Again, Simkovic may merely be a self-conscious hack, dancing to LSAC’s (well-paying) tune for his daily bread, but more subtle explanations for his hackishness remain possible.

For example, what looks like pure opinion mongering may be an example of someone who withholds or distorts his honest opinion for other than self-interested reasons. Consider this conundrum: LGM commenter Unemployed Northeastern has just about convinced me that, under present conditions, attempts to cap GRADPLUS federal loans are likely to do more harm than good, since what’s likely to result is a system in which private loans remain non-dischargeable in bankruptcy, and therefore simply fill in the gap when the feds refuse to loan more than $20,500 per year (the current Stafford limit) for someone to attend a terrible law school that has a $75,000 annual cost of attendance. (See his explanation at the bottom of the post).

In other words, while unlimited GRADPLUS loans for law school are very bad, putting limits in place could easily make future law graduates even worse off (although this change would be marginally beneficial to taxpayers in general). If this is right, then a law professor might enthusiastically defend the current loan system in public discourse, while employing a kind of jesuitical mental reservation in regard to making his opinion known that the current system is very bad for students, graduates, and taxpayers. This would not be opinion mongering in its pure form, but rather a lesser of two evils political calculation. (This is why I’ve written very little here or elsewhere about my views regarding Hillary Clinton, even though anything I write on that particular subject would of course have at best an infinitesimal effect on events).

Finally, we have the case of opinion mongering as role morality, with the most obvious case at hand being the lawyer who makes an argument for the benefit of a client. This is a complex topic in its own right, and all I’ll say here is that the most interesting aspects of this issue are implicated by things like Larry Tribe’s advocacy of extremely dubious legal arguments to advance the interests of the world’s largest coal company, to the detriment of the environment.

What’s interesting about this case is that Tribe is not only zealously advocating for the coal company, which the rules of professional conduct require him to do once he has agreed to take the company’s money in exchange for his opinion, but he’s also loudly proclaiming that he is in fact not opinion mongering, since he’s only putting forth his sincerely-held views.

To paraphrase Samuel Goldwyn, once you’ve learned to fake that you’ve really got it made.

*Unemployed Northeastern:

With regards to your second point, I base my analysis on recent history.

GradPLUS has only been around since 2006; even before it was introduced, plenty of private law schools, both elite and not-at-all elite, stickered between $50k and $60k-65k with living expenses, at a time when one could only borrow $20.5k year in graduate Stafford loans from the feds (plus maybe a few grand in Perkins loans if you had essentially no wealth).

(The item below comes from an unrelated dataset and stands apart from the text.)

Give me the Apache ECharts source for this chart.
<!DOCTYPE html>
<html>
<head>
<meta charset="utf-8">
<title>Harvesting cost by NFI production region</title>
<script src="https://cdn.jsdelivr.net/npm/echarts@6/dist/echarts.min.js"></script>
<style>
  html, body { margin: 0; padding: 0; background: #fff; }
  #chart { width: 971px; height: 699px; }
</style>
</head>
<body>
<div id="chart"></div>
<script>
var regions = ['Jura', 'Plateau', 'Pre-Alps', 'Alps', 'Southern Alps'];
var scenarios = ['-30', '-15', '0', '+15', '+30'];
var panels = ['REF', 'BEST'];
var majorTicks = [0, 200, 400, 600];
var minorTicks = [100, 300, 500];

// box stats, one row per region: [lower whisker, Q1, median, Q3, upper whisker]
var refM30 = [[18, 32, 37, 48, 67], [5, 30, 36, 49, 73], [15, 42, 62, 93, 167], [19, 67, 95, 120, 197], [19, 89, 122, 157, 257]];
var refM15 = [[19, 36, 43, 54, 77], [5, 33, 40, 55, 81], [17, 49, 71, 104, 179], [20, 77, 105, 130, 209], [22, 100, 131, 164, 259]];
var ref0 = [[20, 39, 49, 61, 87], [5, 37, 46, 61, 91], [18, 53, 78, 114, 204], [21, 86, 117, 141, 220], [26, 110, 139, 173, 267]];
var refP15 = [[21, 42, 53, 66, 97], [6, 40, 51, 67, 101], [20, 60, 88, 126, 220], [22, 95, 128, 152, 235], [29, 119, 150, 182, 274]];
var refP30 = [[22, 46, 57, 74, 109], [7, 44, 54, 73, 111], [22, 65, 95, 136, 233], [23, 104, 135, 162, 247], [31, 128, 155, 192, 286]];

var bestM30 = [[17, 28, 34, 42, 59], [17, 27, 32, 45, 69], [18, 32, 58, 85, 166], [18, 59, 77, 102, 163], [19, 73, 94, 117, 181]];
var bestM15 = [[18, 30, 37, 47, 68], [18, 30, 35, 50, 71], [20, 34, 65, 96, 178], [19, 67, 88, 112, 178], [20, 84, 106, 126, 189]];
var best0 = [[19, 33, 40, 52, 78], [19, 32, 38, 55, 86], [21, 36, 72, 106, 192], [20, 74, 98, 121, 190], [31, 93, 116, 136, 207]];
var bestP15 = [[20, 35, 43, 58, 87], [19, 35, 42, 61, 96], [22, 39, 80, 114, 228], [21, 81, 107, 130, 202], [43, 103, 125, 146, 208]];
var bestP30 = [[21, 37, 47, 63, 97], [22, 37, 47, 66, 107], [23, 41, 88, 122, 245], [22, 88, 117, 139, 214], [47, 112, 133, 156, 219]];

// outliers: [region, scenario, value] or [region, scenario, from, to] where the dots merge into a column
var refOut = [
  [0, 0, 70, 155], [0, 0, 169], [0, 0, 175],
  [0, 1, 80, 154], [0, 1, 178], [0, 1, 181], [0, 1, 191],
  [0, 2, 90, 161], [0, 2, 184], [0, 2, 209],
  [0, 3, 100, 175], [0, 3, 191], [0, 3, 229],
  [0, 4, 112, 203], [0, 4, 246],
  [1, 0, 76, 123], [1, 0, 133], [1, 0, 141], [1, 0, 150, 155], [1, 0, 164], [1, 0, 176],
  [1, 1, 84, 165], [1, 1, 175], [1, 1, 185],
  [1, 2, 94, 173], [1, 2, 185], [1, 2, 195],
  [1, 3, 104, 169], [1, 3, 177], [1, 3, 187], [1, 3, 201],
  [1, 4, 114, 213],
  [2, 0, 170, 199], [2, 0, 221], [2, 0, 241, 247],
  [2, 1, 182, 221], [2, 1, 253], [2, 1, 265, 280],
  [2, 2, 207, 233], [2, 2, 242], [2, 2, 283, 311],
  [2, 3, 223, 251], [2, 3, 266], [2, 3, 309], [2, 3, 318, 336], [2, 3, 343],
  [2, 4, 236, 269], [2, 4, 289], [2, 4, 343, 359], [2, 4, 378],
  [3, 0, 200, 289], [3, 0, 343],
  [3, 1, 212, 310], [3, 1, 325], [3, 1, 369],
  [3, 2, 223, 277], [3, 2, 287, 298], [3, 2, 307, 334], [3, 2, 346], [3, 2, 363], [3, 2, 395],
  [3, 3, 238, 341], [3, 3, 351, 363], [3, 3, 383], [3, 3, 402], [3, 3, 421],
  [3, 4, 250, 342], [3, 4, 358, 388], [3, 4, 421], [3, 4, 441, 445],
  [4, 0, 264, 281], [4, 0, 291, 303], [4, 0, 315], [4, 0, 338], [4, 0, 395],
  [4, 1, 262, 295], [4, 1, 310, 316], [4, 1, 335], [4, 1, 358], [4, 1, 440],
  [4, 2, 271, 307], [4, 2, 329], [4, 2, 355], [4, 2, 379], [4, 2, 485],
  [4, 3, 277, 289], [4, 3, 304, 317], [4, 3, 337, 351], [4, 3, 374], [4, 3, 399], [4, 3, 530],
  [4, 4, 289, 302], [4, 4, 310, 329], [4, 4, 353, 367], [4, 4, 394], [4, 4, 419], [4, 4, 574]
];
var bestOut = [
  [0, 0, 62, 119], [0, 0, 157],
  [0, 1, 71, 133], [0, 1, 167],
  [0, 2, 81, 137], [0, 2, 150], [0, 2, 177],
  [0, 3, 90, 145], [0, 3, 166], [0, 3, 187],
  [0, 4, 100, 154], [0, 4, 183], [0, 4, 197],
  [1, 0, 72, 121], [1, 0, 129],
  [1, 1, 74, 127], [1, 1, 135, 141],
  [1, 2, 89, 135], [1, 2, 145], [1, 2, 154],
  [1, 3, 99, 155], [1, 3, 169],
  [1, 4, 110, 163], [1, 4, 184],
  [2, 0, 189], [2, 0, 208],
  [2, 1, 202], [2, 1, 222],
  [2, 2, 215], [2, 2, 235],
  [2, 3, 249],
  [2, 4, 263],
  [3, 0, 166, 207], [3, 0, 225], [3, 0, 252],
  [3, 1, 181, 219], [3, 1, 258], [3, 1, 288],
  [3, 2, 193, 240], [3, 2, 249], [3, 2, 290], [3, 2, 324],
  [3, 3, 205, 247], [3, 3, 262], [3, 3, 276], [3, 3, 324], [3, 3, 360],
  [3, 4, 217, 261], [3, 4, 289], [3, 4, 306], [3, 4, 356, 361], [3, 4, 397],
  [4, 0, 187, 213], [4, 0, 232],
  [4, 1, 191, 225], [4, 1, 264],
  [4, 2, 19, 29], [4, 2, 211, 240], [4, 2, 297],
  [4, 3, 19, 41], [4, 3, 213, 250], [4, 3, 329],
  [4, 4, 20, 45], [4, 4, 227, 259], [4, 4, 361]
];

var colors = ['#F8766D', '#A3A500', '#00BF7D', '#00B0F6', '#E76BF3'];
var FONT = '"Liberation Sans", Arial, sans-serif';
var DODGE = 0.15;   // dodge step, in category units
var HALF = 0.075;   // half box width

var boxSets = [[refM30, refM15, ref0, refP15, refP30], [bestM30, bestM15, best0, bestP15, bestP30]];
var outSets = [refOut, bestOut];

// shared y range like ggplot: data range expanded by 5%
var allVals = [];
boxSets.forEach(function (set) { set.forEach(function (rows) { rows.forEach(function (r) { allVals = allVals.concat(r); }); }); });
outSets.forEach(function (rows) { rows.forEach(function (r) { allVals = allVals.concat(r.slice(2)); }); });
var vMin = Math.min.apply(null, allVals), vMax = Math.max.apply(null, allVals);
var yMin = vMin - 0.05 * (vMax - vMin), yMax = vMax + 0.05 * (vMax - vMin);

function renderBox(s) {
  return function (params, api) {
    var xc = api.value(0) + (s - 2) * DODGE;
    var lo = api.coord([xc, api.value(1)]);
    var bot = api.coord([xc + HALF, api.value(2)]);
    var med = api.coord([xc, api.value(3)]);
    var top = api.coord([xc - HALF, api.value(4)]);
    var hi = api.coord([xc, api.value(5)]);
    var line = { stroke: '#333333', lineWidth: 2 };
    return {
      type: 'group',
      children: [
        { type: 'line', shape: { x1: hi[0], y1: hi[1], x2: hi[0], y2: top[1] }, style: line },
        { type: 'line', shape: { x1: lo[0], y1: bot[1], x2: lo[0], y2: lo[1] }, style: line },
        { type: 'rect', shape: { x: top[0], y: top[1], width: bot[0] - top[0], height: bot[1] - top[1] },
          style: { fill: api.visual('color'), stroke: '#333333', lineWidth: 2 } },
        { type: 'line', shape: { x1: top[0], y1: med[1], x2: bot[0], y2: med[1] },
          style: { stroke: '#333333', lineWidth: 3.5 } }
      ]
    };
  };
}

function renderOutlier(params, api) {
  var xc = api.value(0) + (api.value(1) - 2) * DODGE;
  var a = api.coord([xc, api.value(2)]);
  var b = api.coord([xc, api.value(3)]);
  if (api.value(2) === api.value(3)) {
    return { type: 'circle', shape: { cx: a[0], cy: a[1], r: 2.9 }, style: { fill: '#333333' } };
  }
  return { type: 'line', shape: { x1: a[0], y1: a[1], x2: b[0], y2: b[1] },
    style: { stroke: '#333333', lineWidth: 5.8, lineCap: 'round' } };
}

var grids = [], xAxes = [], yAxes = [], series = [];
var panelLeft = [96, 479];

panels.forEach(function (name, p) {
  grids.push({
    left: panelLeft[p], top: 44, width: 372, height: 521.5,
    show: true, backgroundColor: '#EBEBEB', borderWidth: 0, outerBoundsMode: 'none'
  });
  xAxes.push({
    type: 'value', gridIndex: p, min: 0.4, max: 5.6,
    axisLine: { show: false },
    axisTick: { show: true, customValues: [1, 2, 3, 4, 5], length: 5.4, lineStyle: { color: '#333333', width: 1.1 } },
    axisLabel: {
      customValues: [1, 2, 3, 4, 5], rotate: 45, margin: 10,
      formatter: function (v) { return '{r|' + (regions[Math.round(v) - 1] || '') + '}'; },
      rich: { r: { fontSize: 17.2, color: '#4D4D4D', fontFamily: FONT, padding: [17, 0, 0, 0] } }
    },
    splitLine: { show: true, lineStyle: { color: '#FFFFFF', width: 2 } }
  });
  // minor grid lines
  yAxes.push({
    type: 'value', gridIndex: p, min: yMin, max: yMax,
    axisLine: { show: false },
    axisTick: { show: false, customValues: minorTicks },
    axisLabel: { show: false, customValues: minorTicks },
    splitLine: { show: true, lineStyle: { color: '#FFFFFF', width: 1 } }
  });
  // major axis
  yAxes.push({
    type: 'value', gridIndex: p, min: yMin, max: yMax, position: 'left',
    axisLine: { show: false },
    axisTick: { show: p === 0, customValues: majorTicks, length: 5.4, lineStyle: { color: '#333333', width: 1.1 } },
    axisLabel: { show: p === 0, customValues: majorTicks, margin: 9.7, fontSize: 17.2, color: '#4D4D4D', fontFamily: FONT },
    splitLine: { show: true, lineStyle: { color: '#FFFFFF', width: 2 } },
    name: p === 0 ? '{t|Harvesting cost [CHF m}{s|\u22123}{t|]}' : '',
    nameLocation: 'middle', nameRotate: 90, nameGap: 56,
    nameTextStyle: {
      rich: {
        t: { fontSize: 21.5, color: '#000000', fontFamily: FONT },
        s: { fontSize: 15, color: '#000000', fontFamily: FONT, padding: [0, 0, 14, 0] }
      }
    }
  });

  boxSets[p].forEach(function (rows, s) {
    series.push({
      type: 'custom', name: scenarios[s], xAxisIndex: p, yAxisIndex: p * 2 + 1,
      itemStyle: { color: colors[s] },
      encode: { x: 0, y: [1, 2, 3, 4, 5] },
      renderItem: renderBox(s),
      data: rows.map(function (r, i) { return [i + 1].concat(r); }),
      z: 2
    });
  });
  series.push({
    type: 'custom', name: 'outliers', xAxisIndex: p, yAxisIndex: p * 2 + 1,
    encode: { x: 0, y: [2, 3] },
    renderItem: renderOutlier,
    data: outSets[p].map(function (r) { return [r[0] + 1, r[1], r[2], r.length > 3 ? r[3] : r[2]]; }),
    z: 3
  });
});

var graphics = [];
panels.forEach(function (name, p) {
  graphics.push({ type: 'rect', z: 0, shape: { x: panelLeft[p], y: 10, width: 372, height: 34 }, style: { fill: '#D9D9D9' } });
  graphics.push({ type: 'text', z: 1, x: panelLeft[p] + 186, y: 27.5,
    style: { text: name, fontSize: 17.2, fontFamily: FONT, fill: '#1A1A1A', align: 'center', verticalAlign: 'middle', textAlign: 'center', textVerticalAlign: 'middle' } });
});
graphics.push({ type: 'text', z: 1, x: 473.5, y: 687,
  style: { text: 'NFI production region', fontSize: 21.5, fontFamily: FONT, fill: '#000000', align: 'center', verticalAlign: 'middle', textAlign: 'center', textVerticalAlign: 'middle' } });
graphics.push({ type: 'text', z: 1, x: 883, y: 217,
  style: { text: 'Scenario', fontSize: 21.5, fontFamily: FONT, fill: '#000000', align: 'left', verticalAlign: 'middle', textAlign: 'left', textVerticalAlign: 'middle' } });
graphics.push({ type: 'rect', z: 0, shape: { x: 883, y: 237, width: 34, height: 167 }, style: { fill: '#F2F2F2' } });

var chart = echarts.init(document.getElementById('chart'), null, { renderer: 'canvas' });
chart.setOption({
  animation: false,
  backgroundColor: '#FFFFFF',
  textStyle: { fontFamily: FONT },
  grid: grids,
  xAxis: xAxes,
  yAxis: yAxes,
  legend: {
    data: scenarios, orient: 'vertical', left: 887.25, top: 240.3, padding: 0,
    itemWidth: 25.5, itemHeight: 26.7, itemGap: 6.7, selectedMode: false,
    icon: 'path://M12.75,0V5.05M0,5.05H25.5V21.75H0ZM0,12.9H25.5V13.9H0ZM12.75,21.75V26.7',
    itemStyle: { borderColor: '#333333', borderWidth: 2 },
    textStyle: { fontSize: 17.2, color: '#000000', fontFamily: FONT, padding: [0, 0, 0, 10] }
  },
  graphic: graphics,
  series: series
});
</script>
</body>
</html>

– Law school tuition has considerably outpaced undergrad tuition for decades; in one of Paul’s entries yesterday, I cited one of the 2011 NYT articles as noting that between 1989 and 2009, undergrad tuition grew 71% but law school tuition grew 317%. GradPLUS was around for three of those twenty years. Nondischargeability of private student loans for four years.

– Ergo, much of the buildup of the cost of law school was built on private loans at a time when they were still dischargeable. Why? Securitization. All private student loans (as well as most loans under the now-defunct FFEL program) are bundled into Student Loan Asset-Backed Securities (SLABS) and sold to institutional investors, pension funds, college endowments (how’s that for some bizarre moral hazard?), etc.

So now private student loans are both nondischargeable and securitized. Where’s the risk? Why wouldn’t a SLM or Nelnet or Access lend private student loans? Keep this in mind: there are federal student lending ceilings for undergrads. Dependents can borrow no more than $31k for a degree, independents $57.5k. That means that each and every story you’ve ever heard, seen, or read about a four-year college graduate from Nonselective University with a general studies degree and $100k, $150k, or $200k in student loans owes that money because a private student lender said, “Yes, this looks like a good idea.” So the notion that they wouldn’t lend for someone to obtain a professional graduate degree just doesn’t hold mustard. Also, they lent students $100k or more to attend fourth-tier law schools in the early 2000’s when the loans were still dischargeable. If anyone can find a story about someone who got into [Terrible, Expensive Law School] in like 2003 but didn’t go because s/he couldn’t get full funding from a private lender, I’d love to hear about it, because I’ve been looking for those stories, and I’ve never seen one.

Also, it’s not as if the law schools themselves own a private student lender or anything. No, wait – they own the private student lender AccessGroup, which – despite being a nonprofit – originated more than $10 billion in SLABS during the 2000’s, if memory serves.

And on a more personal note, I do correspond with some folk who are career financial aid types. They report that the private lenders are salivating to get some market share back from the feds. Given that at least half of our Congress is neoliberal in nature, it’s terrifyingly easy to forsee a reauthorization of the Higher Education Act that greatly curtails or even repeals GradPLUS. Look at the tea leaves: Sallie Mae recently spun off all of its non-lending businesses into a separate company called Navient and is now just a private bank again. Access, despite having no real purpose for existing at the moment, sits on hundreds of millions in assets, just waiting. Private SLABS have, for the most part, outperformed the other major ABS classes since the recession. Etc, etc, etc.

Finally, because these loans are securitized, it means the securitization lobby has a vested interest in keeping them nondischargeable, so expect a real war to ensue if Senator Warren or Sherrod Brown ever gets around to formally trying to make the loans dischargeable again.

NOTE: This is a commonly confused notion, so let me be clear. The private loans I have talked about in this post have no government guarantees. The “private loans” with government guarantees are loans made under the old FFEL program. If you took out a Stafford Loan before 2010, for example, that’s a FFEL loan. These are the loans that were ended by the Direct Lending program. The short and sweet version is that before Direct Lending, “federal loans” were made under the FFEL program, the money came from banks like Sallie Mae on behalf of the government, and the government guaranteed them. Direct Lending is simply that: federal loans made by the government directly, without the banks as middlemen. Of course, third parties still originate, disburse, track, administer, and collect Direct Loans, but that’s another story.